Okay, now I am really going all woman, babbling about little. I will end here and let out the details that I am off to meet Bachelor #2. We might just meet for drinks/lunch or we might meet for more. Either way...Man, I feel like a woman.
Monday, July 20, 2009
I was reading my wonderful subhub's blog and found that while I was enjoying myself, he was like Tinkerbell: flying around in Fantasyland. His comments about what he could do while I was in town with myguy, cracked me up. I could have him do this or that so he could happily pass his time was rather surprising. I wanted to relieve his pent up frustrations, not open the phone-lines to the all request pleasure hour.
I am really going to have to think about this one. Okay, done thinking. NOT!
I will choose his rewards and punishments. That is the deal. I do think he needs some release. I was amazed that he did not masturbate to culmination, but now I realize that this was, maybe, in part to him wanting to control some of his own pleasure/pain. I never said he had to cum. But, I will be much more definite in the future.
I guess I will make specifics for what he is to do.
#1 Wear the lovely pair of fairy wings that I have in my closet so he can remember when I will allow him to fly in Fantasyland.

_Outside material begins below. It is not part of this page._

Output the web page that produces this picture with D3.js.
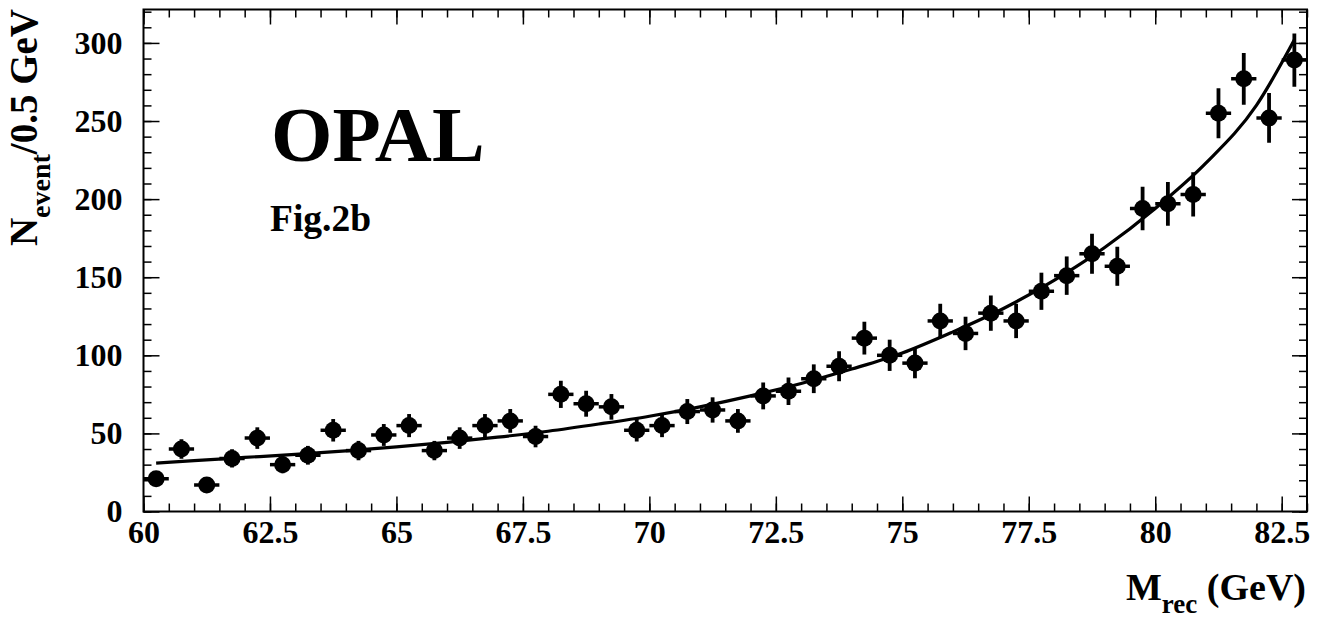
<!DOCTYPE html>
<html>
<head>
<meta charset="utf-8">
<script src="https://cdn.jsdelivr.net/npm/d3@7"></script>
<style>
  body { margin: 0; background: #fff; }
  svg text { font-family: "Liberation Serif", "Times New Roman", serif; font-weight: bold; fill: #000; }
</style>
</head>
<body>
<svg id="chart" width="1317" height="620"></svg>
<script>
// bin centres (GeV), 0.5 GeV wide
var binCenters = [60.25,60.75,61.25,61.75,62.25,62.75,63.25,63.75,64.25,64.75,
                  65.25,65.75,66.25,66.75,67.25,67.75,68.25,68.75,69.25,69.75,
                  70.25,70.75,71.25,71.75,72.25,72.75,73.25,73.75,74.25,74.75,
                  75.25,75.75,76.25,76.75,77.25,77.75,78.25,78.75,79.25,79.75,
                  80.25,80.75,81.25,81.75,82.25,82.75];
var counts = [21,40,17,34,47,30,36,52,39,49,
              55,39,47,55,58,48,75,69,67,52,
              55,64,65,58,74,77,85,93,111,100,
              95,122,114,127,122,141,151,165,157,194,
              197,203,255,277,252,289];
var errors = [4.6,6.3,4.1,5.8,6.9,5.5,6,7.2,6.2,7,
              7.4,6.2,6.9,7.4,7.6,6.9,8.7,8.3,8.2,7.2,
              7.4,8,8.1,7.6,8.6,8.8,9.2,9.6,10.5,10,
              9.7,11,10.7,11.3,11,11.9,12.3,12.8,12.5,13.9,
              14,14.2,16,16.6,15.9,17];
var binHalf = 0.25;
// fitted curve
var fitX = [60.25,61,62,63,64,65,66,67,68,69,70,71,72,73,74,75,76,77,78,79,80,81,82,82.75];
var fitY = [31,32.6,34.6,36.6,38.8,41.4,44.3,47.6,51.4,56,61,67,74,82,91.2,101.5,115,130,148,169,194,223,260,302];
var xTicks = [60,62.5,65,67.5,70,72.5,75,77.5,80,82.5];
var yTicks = [0,50,100,150,200,250,300];

var svg = d3.select("#chart"),
    fLeft = 143.5, fRight = 1307, fTop = 9.5, fBottom = 511.5;

var x = d3.scaleLinear().domain([60, 83]).range([fLeft, fRight]);
var y = d3.scaleLinear().domain([0, 321.4]).range([fBottom, fTop]);

var xMinor = d3.range(60, 83.01, 0.5), yMinor = d3.range(0, 321, 10);

function styleAxis(g) {
  g.select(".domain").remove();
  g.selectAll(".tick line").attr("stroke", "#000").attr("stroke-width", 1.5);
  g.selectAll("text").style("font-size", "32px");
}

// bottom axis, ticks pointing in
svg.append("g").attr("transform", "translate(0," + fBottom + ")")
  .call(d3.axisBottom(x).tickValues(xMinor).tickSize(-8).tickFormat(""))
  .call(styleAxis);
svg.append("g").attr("transform", "translate(0," + fBottom + ")")
  .call(d3.axisBottom(x).tickValues(xTicks).tickSize(-15).tickPadding(9).tickFormat(function(d){ return d; }))
  .call(styleAxis);
// top axis
svg.append("g").attr("transform", "translate(0," + fTop + ")")
  .call(d3.axisTop(x).tickValues(xMinor).tickSize(-8).tickFormat(""))
  .call(styleAxis);
svg.append("g").attr("transform", "translate(0," + fTop + ")")
  .call(d3.axisTop(x).tickValues(xTicks).tickSize(-15).tickFormat(""))
  .call(styleAxis);
// left axis
svg.append("g").attr("transform", "translate(" + fLeft + ",0)")
  .call(d3.axisLeft(y).tickValues(yMinor).tickSize(-8).tickFormat(""))
  .call(styleAxis);
svg.append("g").attr("transform", "translate(" + fLeft + ",0)")
  .call(d3.axisLeft(y).tickValues(yTicks).tickSize(-16).tickPadding(21).tickFormat(function(d){ return d; }))
  .call(styleAxis);
// right axis
svg.append("g").attr("transform", "translate(" + fRight + ",0)")
  .call(d3.axisRight(y).tickValues(yMinor).tickSize(-8).tickFormat(""))
  .call(styleAxis);
svg.append("g").attr("transform", "translate(" + fRight + ",0)")
  .call(d3.axisRight(y).tickValues(yTicks).tickSize(-15).tickFormat(""))
  .call(styleAxis);

svg.append("rect")
  .attr("x", fLeft).attr("y", fTop)
  .attr("width", fRight - fLeft).attr("height", fBottom - fTop)
  .attr("fill", "none").attr("stroke", "#000").attr("stroke-width", 2);

svg.append("clipPath").attr("id", "frame")
  .append("rect").attr("x", fLeft).attr("y", fTop).attr("width", fRight - fLeft).attr("height", fBottom - fTop);

var plot = svg.append("g").attr("clip-path", "url(#frame)");

// fit line
var fitData = fitX.map(function(d, i){ return [d, fitY[i]]; });
plot.append("path")
  .datum(fitData)
  .attr("fill", "none").attr("stroke", "#000").attr("stroke-width", 3.2)
  .attr("d", d3.line().x(function(d){ return x(d[0]); }).y(function(d){ return y(d[1]); }).curve(d3.curveMonotoneX));

// data points with error bars
var pts = plot.selectAll(".pt").data(binCenters).enter().append("g").attr("class", "pt");
pts.append("line")
  .attr("x1", function(d){ return x(d - binHalf); })
  .attr("x2", function(d){ return x(d + binHalf); })
  .attr("y1", function(d, i){ return y(counts[i]); })
  .attr("y2", function(d, i){ return y(counts[i]); })
  .attr("stroke", "#000").attr("stroke-width", 3.5);
pts.append("line")
  .attr("x1", function(d){ return x(d); })
  .attr("x2", function(d){ return x(d); })
  .attr("y1", function(d, i){ return y(counts[i] - errors[i]); })
  .attr("y2", function(d, i){ return y(counts[i] + errors[i]); })
  .attr("stroke", "#000").attr("stroke-width", 3.8);
pts.append("circle")
  .attr("cx", function(d){ return x(d); })
  .attr("cy", function(d, i){ return y(counts[i]); })
  .attr("r", 8.5).attr("fill", "#000");

// labels
svg.append("text").attr("x", 271).attr("y", 161).style("font-size", "79px").text("OPAL");
svg.append("text").attr("x", 270).attr("y", 231).style("font-size", "37.5px").text("Fig.2b");

var xt = svg.append("text").attr("x", 1306).attr("y", 600).attr("text-anchor", "end").style("font-size", "38px");
xt.append("tspan").text("M");
xt.append("tspan").attr("dy", 13).style("font-size", "27px").text("rec");
xt.append("tspan").attr("dy", -13).text(" (GeV)");

var yt = svg.append("text").attr("transform", "translate(37,9) rotate(-90)").attr("text-anchor", "end").style("font-size", "39px");
yt.append("tspan").text("N");
yt.append("tspan").attr("dy", 13).style("font-size", "28px").text("event");
yt.append("tspan").attr("dy", -13).text("/0.5 GeV");
</script>
</body>
</html>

#2 an exercise that will reinforce and remind him who is in charge (to be determined in the oh so very near future).
#3 A reward/punishment TBD by the responses made by said subhub on the intent and reasons of his "requests".
We are both laughing about this, right now. Joe is sitting here while I write this. He asks if this is the public humiliation portion of the evening, hahaha. Well honey, just making sure we understand each other and get the "most" out of this experience. You can go ahead and post any other ideas and suggestions on your blog...I'll get back to you on those! LOL
You are more than accommodating to me, which is appreciated greatly. Now I will be the best I can be, keeping you in-line the way you like. It's all given in love and I do love you the most in all the world!
Saturday, July 18, 2009
Gosh, it seems that life always tests us in ways that we need. Lately, we have had to "lay low" because I was offered a teaching position for next year. I have been trying to decide if I would take it. Since the academic world is so concerned about image, I was covering our tracks a bit, so that I would not embarrass others by our lifestyle choices. I could just hear the news coverage/community outrage from the discovery of what Joe and I chose to do.
I know that it is actually ludicrous to think that choices we make as adults in our own bedrooms could be up for ridicule. I also know that in today's climate, sex sells. The titillation factor would be enormous. I would never want shame or embarrassment on any place I worked for, so I was carefully weighing my decision. I have come to the conclusion, that while I would enjoy the extra income, the price of my well being is too high. I hate having to look over my shoulder and be paranoid, like so many others I see out there.
I pride myself on being fairly honest and open. I have discovered that hiding who I am is like lying. It just doesn't feel right! This doesn't mean that I will tell people of my particular peccadilloes, I just refuse to put myself in a position where I am no longer allowed to feel good about my choices and this is what is happening now. Since I have cut back on being open and "erased my trail of eroticism" as best I could, I have felt more isolated and untrue to myself.
This will stop now.
I have a "what is the worst that can happen" mentality to this all. If someone found out that I enjoy BDSM kink, FLR, Polyamory, etc, what of it. Do I suffer like so many outed from their "deviant" behavior? Baby, I don't think so! I am willing to take it on if it arises. I might even write about it, but I refuse to hide from it or deny it. I have made my decision. I can't take a job that will force me to hide who I am. So, I will continue on my life of part-time work. The pay may suck, the hours long and unpredictable sometime, but I would control the one thing I value most: me. I would be able to leave without worry, take time off when I wish, and have the "devil may care" attitude I have enjoyed for the past umpteen years.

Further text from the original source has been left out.